Write the data below out exactly as it stands. Do not include the pictures.

* start DATASET SECTION *

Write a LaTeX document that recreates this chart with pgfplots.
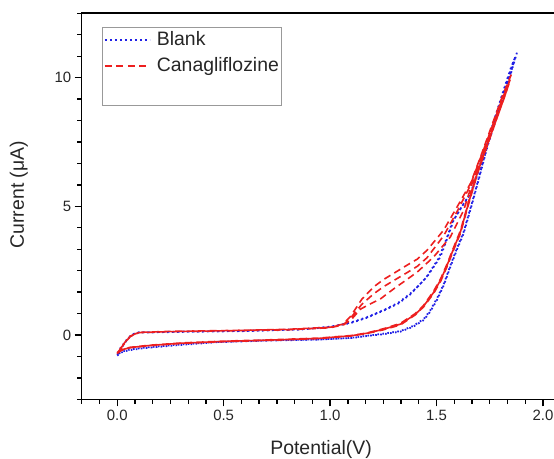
\documentclass[border=0pt]{standalone}
\usepackage{pgfplots}
\pgfplotsset{compat=1.18}
\usepackage{fontspec}
\setmainfont{Liberation Sans}
\definecolor{cvblue}{rgb}{0.12,0.12,0.9}
\definecolor{cvred}{rgb}{0.93,0.12,0.12}
\begin{document}
\begin{tikzpicture}
\begin{axis}[
 at={(0,0)}, anchor=south west,
 scale only axis, width=482.6bp, height=386bp,
 xmin=-0.16667, xmax=2.1, ymin=-2.5, ymax=12.5,
 xtick={0,0.5,1,1.5,2}, ytick={0,5,10},
 minor xtick={-0.16667,-0.08333,...,2.09},
 minor ytick={-2.5,-1.66667,...,12.5},
 xtick pos=bottom, ytick pos=left,
 tick align=outside,
 major tick length=7bp, minor tick length=4.5bp,
 every tick/.style={black, line width=1.3bp},
 axis line style={line width=1.6bp, black},
 xticklabel style={/pgf/number format/.cd, fixed, fixed zerofill, precision=1},
 /pgf/number format/assume math mode=true,
 tick label style={font=\fontsize{15}{18}\selectfont, text=black!85},
 xlabel={Potential(V)}, ylabel={Current (μA)},
 label style={font=\fontsize{19.5}{23}\selectfont, text=black!85},
 xlabel style={at={(axis description cs:0.496,-0.142)}, anchor=base},
 ylabel style={at={(axis description cs:-0.13,0.53)}, anchor=center},
 legend style={at={(axis description cs:0.0414,0.965)}, anchor=north west,
   draw=gray!80, line width=0.8bp, fill=white, inner xsep=2bp, inner ysep=4bp,
   row sep=8bp, column sep=6bp, font=\fontsize{19.5}{23}\selectfont, text=black!85,
   nodes={inner sep=0pt, text height=14bp, text depth=4bp}},
 legend cell align=left,
 legend image code/.code={\draw[#1] (0bp,0bp) -- (45bp,0bp);},
 no markers,
]
% Blank
\addplot[color=cvblue, line width=1.8bp, dash pattern=on 1.6bp off 3.4bp, line join=round] coordinates {
(0,-0.8) (0.02,-0.68) (0.05,-0.6) (0.12,-0.52) (0.25,-0.42) (0.47,-0.28) (0.7,-0.22) (0.95,-0.18) (1.1,-0.12) (1.174,-0.04) (1.25,0.03) (1.33,0.13) (1.39,0.32) (1.44,0.58) (1.47,0.9) (1.502,1.36) (1.535,1.95) (1.565,2.65) (1.595,3.3) (1.627,3.94) (1.667,5.1) (1.7,6.1) (1.74,7.35) (1.78,8.4) (1.81,9.15) (1.845,10.05) (1.877,10.95)
(1.86,10.6) (1.83,9.85) (1.79,8.8) (1.75,7.75) (1.71,6.7) (1.667,5.6) (1.627,5.1) (1.58,4.46) (1.55,3.75) (1.518,3.03) (1.455,2.26) (1.42,1.95) (1.377,1.61) (1.32,1.25) (1.252,0.97) (1.17,0.68) (1.095,0.48) (1.0,0.32) (0.861,0.22) (0.6,0.16) (0.3,0.13) (0.1,0.1) (0.07,0.02) (0.05,-0.13) (0.03,-0.35) (0.016,-0.5) (0,-0.76)
(0.02,-0.66) (0.05,-0.58) (0.12,-0.5) (0.25,-0.4) (0.47,-0.27) (0.7,-0.21) (0.95,-0.17) (1.1,-0.11) (1.174,-0.03) (1.25,0.05) (1.33,0.15) (1.39,0.35) (1.44,0.62) (1.47,0.95) (1.502,1.42) (1.535,2.0) (1.565,2.7) (1.595,3.35) (1.627,4.0) (1.667,5.15) (1.7,6.15) (1.74,7.4) (1.78,8.45) (1.81,9.2) (1.84,9.95) (1.87,10.8)
(1.85,10.4) (1.82,9.65) (1.78,8.6) (1.74,7.55) (1.7,6.5) (1.66,5.5) (1.62,5.0) (1.575,4.4) (1.545,3.7) (1.51,2.98) (1.45,2.22) (1.377,1.58) (1.32,1.22) (1.252,0.95) (1.17,0.66) (1.095,0.46) (1.0,0.31) (0.861,0.21) (0.6,0.15) (0.3,0.12) (0.1,0.09) (0.07,0.0) (0.05,-0.15) (0.03,-0.38) (0,-0.78)
};
\addlegendentry{Blank}
% Canagliflozine
\addplot[color=cvred, line width=1.6bp, dash pattern=on 7bp off 4.5bp, line join=round] coordinates {
(0,-0.72) (0.02,-0.6) (0.06,-0.5) (0.15,-0.42) (0.3,-0.33) (0.5,-0.26) (0.75,-0.2) (0.95,-0.14) (1.1,-0.04) (1.174,0.06) (1.25,0.2) (1.33,0.39) (1.4,0.78) (1.44,1.1) (1.486,1.61) (1.52,2.1) (1.549,2.65) (1.58,3.3) (1.612,3.94) (1.651,5.1) (1.692,6.27) (1.758,7.82) (1.824,9.37) (1.85,10.1)
(1.81,9.3) (1.76,8.15) (1.71,7.0) (1.66,5.9) (1.596,4.97) (1.533,4.07) (1.455,3.29) (1.41,2.95) (1.361,2.71) (1.3,2.4) (1.25,2.15) (1.205,1.87) (1.15,1.4) (1.095,0.71) (1.06,0.42) (1.0,0.3) (0.8,0.22) (0.5,0.17) (0.25,0.14) (0.1,0.1) (0.06,-0.05) (0.03,-0.35) (0.01,-0.6) (0,-0.7)
(0.02,-0.58) (0.06,-0.49) (0.15,-0.41) (0.3,-0.32) (0.5,-0.25) (0.75,-0.19) (0.95,-0.13) (1.1,-0.03) (1.174,0.07) (1.25,0.22) (1.33,0.42) (1.4,0.8) (1.44,1.13) (1.486,1.65) (1.52,2.15) (1.549,2.7) (1.58,3.35) (1.612,4.0) (1.651,5.15) (1.692,6.3) (1.758,7.85) (1.824,9.35) (1.845,9.9)
(1.805,9.1) (1.755,7.95) (1.705,6.85) (1.655,5.75) (1.6,4.85) (1.533,3.85) (1.455,3.0) (1.41,2.67) (1.361,2.42) (1.3,2.12) (1.25,1.87) (1.205,1.6) (1.15,1.2) (1.1,0.7) (1.065,0.42) (1.0,0.29) (0.8,0.21) (0.5,0.16) (0.25,0.13) (0.1,0.09) (0.06,-0.06) (0.03,-0.37) (0.01,-0.6) (0,-0.68)
(0.02,-0.57) (0.06,-0.48) (0.15,-0.4) (0.3,-0.31) (0.5,-0.24) (0.75,-0.18) (0.95,-0.12) (1.1,-0.02) (1.174,0.08) (1.25,0.24) (1.33,0.45) (1.4,0.83) (1.44,1.16) (1.486,1.7) (1.52,2.2) (1.549,2.75) (1.58,3.4) (1.612,4.05) (1.651,5.2) (1.692,6.35) (1.758,7.9) (1.82,9.3) (1.84,9.75)
(1.8,8.95) (1.75,7.8) (1.7,6.75) (1.66,5.7) (1.627,4.84) (1.565,3.81) (1.486,3.03) (1.41,2.45) (1.36,2.15) (1.3,1.8) (1.236,1.4) (1.18,1.17) (1.142,1.0) (1.1,0.6) (1.065,0.4) (1.0,0.28) (0.8,0.2) (0.5,0.16) (0.25,0.13) (0.1,0.09) (0.06,-0.07) (0.03,-0.38) (0,-0.66)
};
\addlegendentry{Canagliflozine}
\addlegendimage{empty legend}
\addlegendentry{}
\end{axis}
\pgfresetboundingbox
\useasboundingbox (-81.7bp,-59.7bp) rectangle (472.3bp,399.3bp);
\end{tikzpicture}
\end{document}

* end DATASET SECTION *

# RESPONSE TO THE TASK
Write a LaTeX document that recreates this chart with pgfplots.
\documentclass[border=0pt]{standalone}
\usepackage{pgfplots}
\pgfplotsset{compat=1.18}
\usepackage{fontspec}
\setmainfont{Liberation Sans}
\definecolor{cvblue}{rgb}{0.12,0.12,0.9}
\definecolor{cvred}{rgb}{0.93,0.12,0.12}
\begin{document}
\begin{tikzpicture}
\begin{axis}[
 at={(0,0)}, anchor=south west,
 scale only axis, width=482.6bp, height=386bp,
 xmin=-0.16667, xmax=2.1, ymin=-2.5, ymax=12.5,
 xtick={0,0.5,1,1.5,2}, ytick={0,5,10},
 minor xtick={-0.16667,-0.08333,...,2.09},
 minor ytick={-2.5,-1.66667,...,12.5},
 xtick pos=bottom, ytick pos=left,
 tick align=outside,
 major tick length=7bp, minor tick length=4.5bp,
 every tick/.style={black, line width=1.3bp},
 axis line style={line width=1.6bp, black},
 xticklabel style={/pgf/number format/.cd, fixed, fixed zerofill, precision=1},
 /pgf/number format/assume math mode=true,
 tick label style={font=\fontsize{15}{18}\selectfont, text=black!85},
 xlabel={Potential(V)}, ylabel={Current (μA)},
 label style={font=\fontsize{19.5}{23}\selectfont, text=black!85},
 xlabel style={at={(axis description cs:0.496,-0.142)}, anchor=base},
 ylabel style={at={(axis description cs:-0.13,0.53)}, anchor=center},
 legend style={at={(axis description cs:0.0414,0.965)}, anchor=north west,
   draw=gray!80, line width=0.8bp, fill=white, inner xsep=2bp, inner ysep=4bp,
   row sep=8bp, column sep=6bp, font=\fontsize{19.5}{23}\selectfont, text=black!85,
   nodes={inner sep=0pt, text height=14bp, text depth=4bp}},
 legend cell align=left,
 legend image code/.code={\draw[#1] (0bp,0bp) -- (45bp,0bp);},
 no markers,
]
% Blank
\addplot[color=cvblue, line width=1.8bp, dash pattern=on 1.6bp off 3.4bp, line join=round] coordinates {
(0,-0.8) (0.02,-0.68) (0.05,-0.6) (0.12,-0.52) (0.25,-0.42) (0.47,-0.28) (0.7,-0.22) (0.95,-0.18) (1.1,-0.12) (1.174,-0.04) (1.25,0.03) (1.33,0.13) (1.39,0.32) (1.44,0.58) (1.47,0.9) (1.502,1.36) (1.535,1.95) (1.565,2.65) (1.595,3.3) (1.627,3.94) (1.667,5.1) (1.7,6.1) (1.74,7.35) (1.78,8.4) (1.81,9.15) (1.845,10.05) (1.877,10.95)
(1.86,10.6) (1.83,9.85) (1.79,8.8) (1.75,7.75) (1.71,6.7) (1.667,5.6) (1.627,5.1) (1.58,4.46) (1.55,3.75) (1.518,3.03) (1.455,2.26) (1.42,1.95) (1.377,1.61) (1.32,1.25) (1.252,0.97) (1.17,0.68) (1.095,0.48) (1.0,0.32) (0.861,0.22) (0.6,0.16) (0.3,0.13) (0.1,0.1) (0.07,0.02) (0.05,-0.13) (0.03,-0.35) (0.016,-0.5) (0,-0.76)
(0.02,-0.66) (0.05,-0.58) (0.12,-0.5) (0.25,-0.4) (0.47,-0.27) (0.7,-0.21) (0.95,-0.17) (1.1,-0.11) (1.174,-0.03) (1.25,0.05) (1.33,0.15) (1.39,0.35) (1.44,0.62) (1.47,0.95) (1.502,1.42) (1.535,2.0) (1.565,2.7) (1.595,3.35) (1.627,4.0) (1.667,5.15) (1.7,6.15) (1.74,7.4) (1.78,8.45) (1.81,9.2) (1.84,9.95) (1.87,10.8)
(1.85,10.4) (1.82,9.65) (1.78,8.6) (1.74,7.55) (1.7,6.5) (1.66,5.5) (1.62,5.0) (1.575,4.4) (1.545,3.7) (1.51,2.98) (1.45,2.22) (1.377,1.58) (1.32,1.22) (1.252,0.95) (1.17,0.66) (1.095,0.46) (1.0,0.31) (0.861,0.21) (0.6,0.15) (0.3,0.12) (0.1,0.09) (0.07,0.0) (0.05,-0.15) (0.03,-0.38) (0,-0.78)
};
\addlegendentry{Blank}
% Canagliflozine
\addplot[color=cvred, line width=1.6bp, dash pattern=on 7bp off 4.5bp, line join=round] coordinates {
(0,-0.72) (0.02,-0.6) (0.06,-0.5) (0.15,-0.42) (0.3,-0.33) (0.5,-0.26) (0.75,-0.2) (0.95,-0.14) (1.1,-0.04) (1.174,0.06) (1.25,0.2) (1.33,0.39) (1.4,0.78) (1.44,1.1) (1.486,1.61) (1.52,2.1) (1.549,2.65) (1.58,3.3) (1.612,3.94) (1.651,5.1) (1.692,6.27) (1.758,7.82) (1.824,9.37) (1.85,10.1)
(1.81,9.3) (1.76,8.15) (1.71,7.0) (1.66,5.9) (1.596,4.97) (1.533,4.07) (1.455,3.29) (1.41,2.95) (1.361,2.71) (1.3,2.4) (1.25,2.15) (1.205,1.87) (1.15,1.4) (1.095,0.71) (1.06,0.42) (1.0,0.3) (0.8,0.22) (0.5,0.17) (0.25,0.14) (0.1,0.1) (0.06,-0.05) (0.03,-0.35) (0.01,-0.6) (0,-0.7)
(0.02,-0.58) (0.06,-0.49) (0.15,-0.41) (0.3,-0.32) (0.5,-0.25) (0.75,-0.19) (0.95,-0.13) (1.1,-0.03) (1.174,0.07) (1.25,0.22) (1.33,0.42) (1.4,0.8) (1.44,1.13) (1.486,1.65) (1.52,2.15) (1.549,2.7) (1.58,3.35) (1.612,4.0) (1.651,5.15) (1.692,6.3) (1.758,7.85) (1.824,9.35) (1.845,9.9)
(1.805,9.1) (1.755,7.95) (1.705,6.85) (1.655,5.75) (1.6,4.85) (1.533,3.85) (1.455,3.0) (1.41,2.67) (1.361,2.42) (1.3,2.12) (1.25,1.87) (1.205,1.6) (1.15,1.2) (1.1,0.7) (1.065,0.42) (1.0,0.29) (0.8,0.21) (0.5,0.16) (0.25,0.13) (0.1,0.09) (0.06,-0.06) (0.03,-0.37) (0.01,-0.6) (0,-0.68)
(0.02,-0.57) (0.06,-0.48) (0.15,-0.4) (0.3,-0.31) (0.5,-0.24) (0.75,-0.18) (0.95,-0.12) (1.1,-0.02) (1.174,0.08) (1.25,0.24) (1.33,0.45) (1.4,0.83) (1.44,1.16) (1.486,1.7) (1.52,2.2) (1.549,2.75) (1.58,3.4) (1.612,4.05) (1.651,5.2) (1.692,6.35) (1.758,7.9) (1.82,9.3) (1.84,9.75)
(1.8,8.95) (1.75,7.8) (1.7,6.75) (1.66,5.7) (1.627,4.84) (1.565,3.81) (1.486,3.03) (1.41,2.45) (1.36,2.15) (1.3,1.8) (1.236,1.4) (1.18,1.17) (1.142,1.0) (1.1,0.6) (1.065,0.4) (1.0,0.28) (0.8,0.2) (0.5,0.16) (0.25,0.13) (0.1,0.09) (0.06,-0.07) (0.03,-0.38) (0,-0.66)
};
\addlegendentry{Canagliflozine}
\addlegendimage{empty legend}
\addlegendentry{}
\end{axis}
\pgfresetboundingbox
\useasboundingbox (-81.7bp,-59.7bp) rectangle (472.3bp,399.3bp);
\end{tikzpicture}
\end{document}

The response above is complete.